BIP-110 flops harder than a satoshi-sized soft fork: only 10 out of 2,016 blocks said yes 🪨
A Bitcoin soft fork proposal aimed at curbing network spam collapsed at the miner-signaling stage on July 4, drawing just 10 of the 2,016 required blocks — less than 1% of Bitcoin's hashrate. Activation thresholds for the miner-activated soft fork (MASF) demand 55% support within a 2,016-block window, leaving the controversial BIP-110 well short of adoption. A separate user-activated soft fork (UASF) window remains open in August.
The proposal, introduced by pseudonymous developer Dathon Ohm, sought to restrict non-financial data on Bitcoin transactions, effectively blocking Ordinals and Runes that embed images, videos, or large text. Backers including Bitcoin protocol developer Luke Davis Jr argued the change would protect low-cost peer-to-peer transfers from fee inflation caused by memecoins and inscriptions.
Critics pushed back sharply on the scope of the plan. BitMEX Research warned the fork could break wallets and freeze more than 1.7 million BTC in transfers, a step the firm said would be unprecedented for Bitcoin. Blockstream CEO Adam Back rejected the premise outright, writing that "Bitcoin can not be censored, just like the internet. Same logic for Bitcoin: it's also similarly hard to censor. Why do you think anyone cares about your pro-censorship views?"
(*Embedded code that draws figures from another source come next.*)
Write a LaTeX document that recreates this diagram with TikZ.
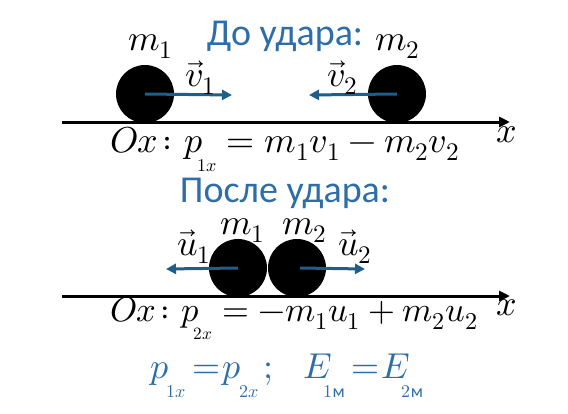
\documentclass[tikz,border=0pt]{standalone}
\usepackage{fontspec}
\usepackage{unicode-math}
\setmainfont{Carlito}
\setmathfont{Latin Modern Math}
\usetikzlibrary{arrows.meta}
\definecolor{titleblue}{HTML}{2E6EA8}
\definecolor{arrowblue}{HTML}{1F5E88}
\newcommand{\lsub}[2][-3mu]{\mkern#1{}_{\raisebox{-0.3em}{$\scriptscriptstyle #2$}}}
\tikzset{
  ball/.style={fill=black,circle,minimum size=58pt,inner sep=0pt},
  axis/.style={line width=3pt,-{Triangle[length=11pt,width=10pt]}},
  vel/.style={line width=3pt,arrowblue,-{Triangle[length=10pt,width=10pt]}},
  title/.style={font=\fontsize{38}{42}\selectfont,text=titleblue,inner sep=0pt,anchor=base},
  lab/.style={font=\fontsize{36}{40}\selectfont,inner sep=0pt,anchor=base west},
  eq/.style={font=\fontsize{36}{40}\selectfont,inner sep=0pt,anchor=base west}
}
\begin{document}
\begin{tikzpicture}[x=1pt,y=-1pt]
\useasboundingbox (0,0) rectangle (568,413);
% before
\node[title] (t1) at (285,45) {До удара:};
\coordinate (a1s) at (62,122);
\coordinate (a1e) at (510,122);
\draw[axis] (a1s) -- (a1e);
\node[ball] (b1) at (145,94) {};
\node[ball] (b2) at (397,94) {};
\coordinate (v1e) at (232,95);
\coordinate (v2e) at (309,95);
\draw[vel] (b1.center) -- (v1e);
\draw[vel] (b2.center) -- (v2e);
\node[lab] (m1) at (128,50) {$m_1$};
\node[lab] (m2) at (375,50) {$m_2$};
\node[lab] (v1) at (185,86) {$\vec{v}_1$};
\node[lab] (v2) at (327,86) {$\vec{v}_2$};
\node[eq] (e1) at (110,152) {$Ox\colon p\lsub{1x}=m_1v_1-m_2v_2$};
\node[lab] (x1) at (496,142) {$x$};
% after
\node[title] (t2) at (285,202) {После удара:};
\coordinate (a2s) at (62,296);
\coordinate (a2e) at (510,296);
\draw[axis] (a2s) -- (a2e);
\node[ball] (c1) at (238,268) {};
\node[ball] (c2) at (297,268) {};
\coordinate (u1e) at (166,269);
\coordinate (u2e) at (365,269);
\draw[vel] (c1.center) -- (u1e);
\draw[vel] ([xshift=3pt]c2.center) -- (u2e);
\node[lab] (n1) at (220,234) {$m_1$};
\node[lab] (n2) at (282,234) {$m_2$};
\node[lab] (u1) at (177,255) {$\vec{u}_1$};
\node[lab] (u2) at (338,255) {$\vec{u}_2$};
\node[eq,font=\fontsize{34.5}{40}\selectfont] (e2) at (110,321) {$Ox\colon p\lsub{2x}=-m_1u_1+m_2u_2$};
\node[lab] (x2) at (496,315) {$x$};
% conservation
\node[eq,text=titleblue] (e3) at (150,378) {$p\lsub[-1mu]{1x}\mkern3mu{=}\mkern1mu p\lsub[-1mu]{2x}\mkern2mu;\mkern12mu E\lsub[-4mu]{1\text{м}}\mkern3mu{=}\mkern1mu E\lsub[-4mu]{2\text{м}}$};
\end{tikzpicture}
\end{document}
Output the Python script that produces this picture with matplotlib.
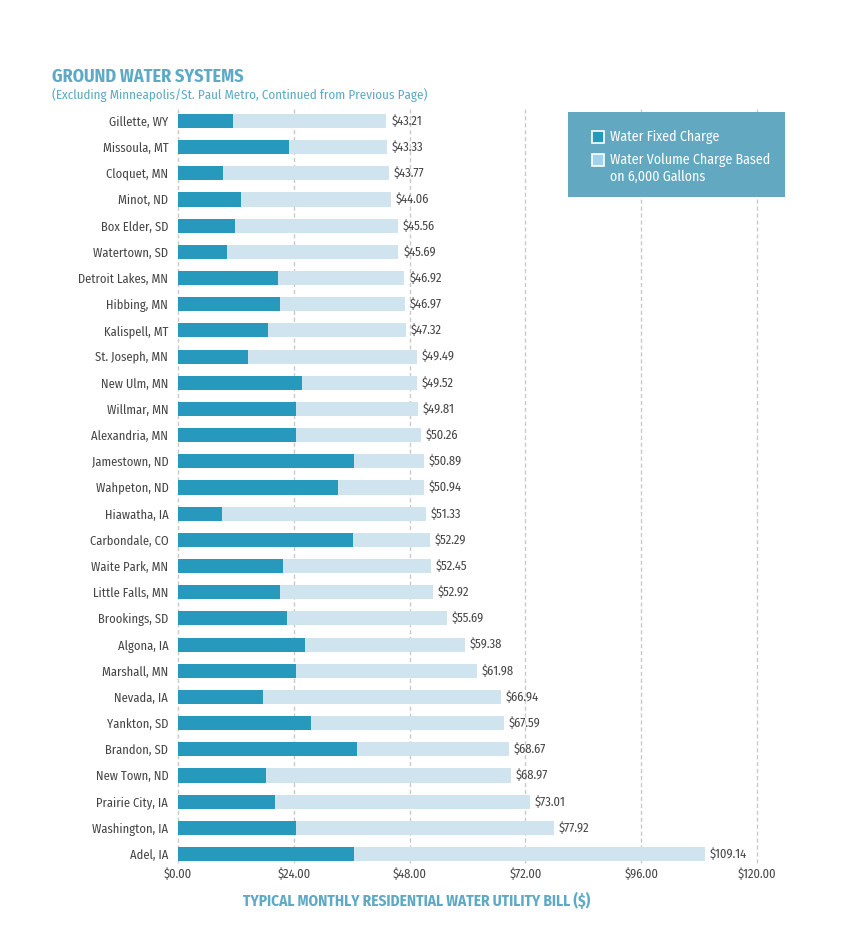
import matplotlib
matplotlib.use("Agg")
import matplotlib.pyplot as plt
from matplotlib.patches import Rectangle

plt.rcParams['font.family'] = ['Fira Sans Condensed', 'DejaVu Sans']

cities = ["Gillette, WY", "Missoula, MT", "Cloquet, MN", "Minot, ND", "Box Elder, SD",
          "Watertown, SD", "Detroit Lakes, MN", "Hibbing, MN", "Kalispell, MT", "St. Joseph, MN",
          "New Ulm, MN", "Willmar, MN", "Alexandria, MN", "Jamestown, ND", "Wahpeton, ND",
          "Hiawatha, IA", "Carbondale, CO", "Waite Park, MN", "Little Falls, MN", "Brookings, SD",
          "Algona, IA", "Marshall, MN", "Nevada, IA", "Yankton, SD", "Brandon, SD",
          "New Town, ND", "Prairie City, IA", "Washington, IA", "Adel, IA"]
totals = [43.21, 43.33, 43.77, 44.06, 45.56, 45.69, 46.92, 46.97, 47.32, 49.49,
          49.52, 49.81, 50.26, 50.89, 50.94, 51.33, 52.29, 52.45, 52.92, 55.69,
          59.38, 61.98, 66.94, 67.59, 68.67, 68.97, 73.01, 77.92, 109.14]
fixed = [11.44, 23.09, 9.36, 13.10, 11.86, 10.19, 20.80, 21.20, 18.70, 14.56,
         25.80, 24.55, 24.55, 36.40, 33.10, 9.15, 36.20, 21.80, 21.20, 22.50,
         26.40, 24.55, 17.70, 27.50, 37.20, 18.30, 20.00, 24.55, 36.40]
volume = [t - f for t, f in zip(totals, fixed)]
xticks = [0, 24, 48, 72, 96, 120]
xticklabels = ["$0.00", "$24.00", "$48.00", "$72.00", "$96.00", "$120.00"]

DARK = "#2799bc"
LIGHT = "#d0e4ef"
TITLE = "#5ea9c5"
TXT = "#444444"

fig = plt.figure(figsize=(8.5, 9.36), dpi=100)
ax = fig.add_axes([178/850, 1-863.2/936, (757-178)/850, (863.2-109.2)/936])

ypos = list(range(len(cities)))
ax.barh(ypos, fixed, height=0.54, color=DARK, zorder=3)
ax.barh(ypos, volume, left=fixed, height=0.54, color=LIGHT, zorder=3)
for y, t in zip(ypos, totals):
    ax.text(t + 1.0, y, f"${t:.2f}", va='center', ha='left', fontsize=9, color=TXT, zorder=4)

for x in xticks:
    ax.axvline(x, color="#c9c9c9", linestyle=(0, (3, 2)), linewidth=1.0, zorder=1, clip_on=False)

ax.set_xlim(0, 120)
ax.set_ylim(28.35, -0.45)
ax.set_xticks(xticks)
ax.set_xticklabels(xticklabels, fontsize=9, color=TXT)
ax.set_yticks(ypos)
ax.set_yticklabels(cities, fontsize=9, color=TXT)
ax.tick_params(axis='both', length=0)
ax.tick_params(axis='y', pad=7)
ax.tick_params(axis='x', pad=3)
for s in ax.spines.values():
    s.set_visible(False)

fig.text(52/850, 1-77/936, "GROUND WATER SYSTEMS", fontsize=13, fontweight='bold',
         color=TITLE, va='center', ha='left')
fig.text(52/850, 1-95/936, "(Excluding Minneapolis/St. Paul Metro, Continued from Previous Page)",
         fontsize=9.4, color=TITLE, va='center', ha='left')
fig.text(417/850, 1-901/936, "TYPICAL MONTHLY RESIDENTIAL WATER UTILITY BILL ($)",
         fontsize=11, fontweight='bold', color=TITLE, va='center', ha='center')

fig.patches.append(Rectangle((568/850, 1-197/936), (785-568)/850, (197-112)/936,
                             transform=fig.transFigure, facecolor="#62a8c0", edgecolor='none', zorder=5))
sq = 12
fig.patches.append(Rectangle((592/850, 1-143/936), sq/850, sq/936, transform=fig.transFigure,
                             facecolor=DARK, edgecolor='white', linewidth=1.2, zorder=6))
fig.patches.append(Rectangle((592/850, 1-166/936), sq/850, sq/936, transform=fig.transFigure,
                             facecolor="#9fd3ea", edgecolor='white', linewidth=1.2, zorder=6))
fig.text(610/850, 1-137/936, "Water Fixed Charge", fontsize=10, color='white', va='center', ha='left', zorder=7)
fig.text(610/850, 1-160/936, "Water Volume Charge Based", fontsize=10, color='white', va='center', ha='left', zorder=7)
fig.text(610/850, 1-177/936, "on 6,000 Gallons", fontsize=10, color='white', va='center', ha='left', zorder=7)

fig.savefig("out.png", dpi=100, facecolor='white')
David Bailey, founder of the Bitcoin Conference and treasury firm Nakamoto, framed the result as a win for the network, calling it "incredibly bullish for Bitcoin that the hostile takeover attempt known as BIP-110 failed. This attack was a multi-year campaign of information warfare led by Bitcoin's most eccentric developer." With miner signaling effectively dead, attention now shifts to whether UASF participants will pick up the proposal in August.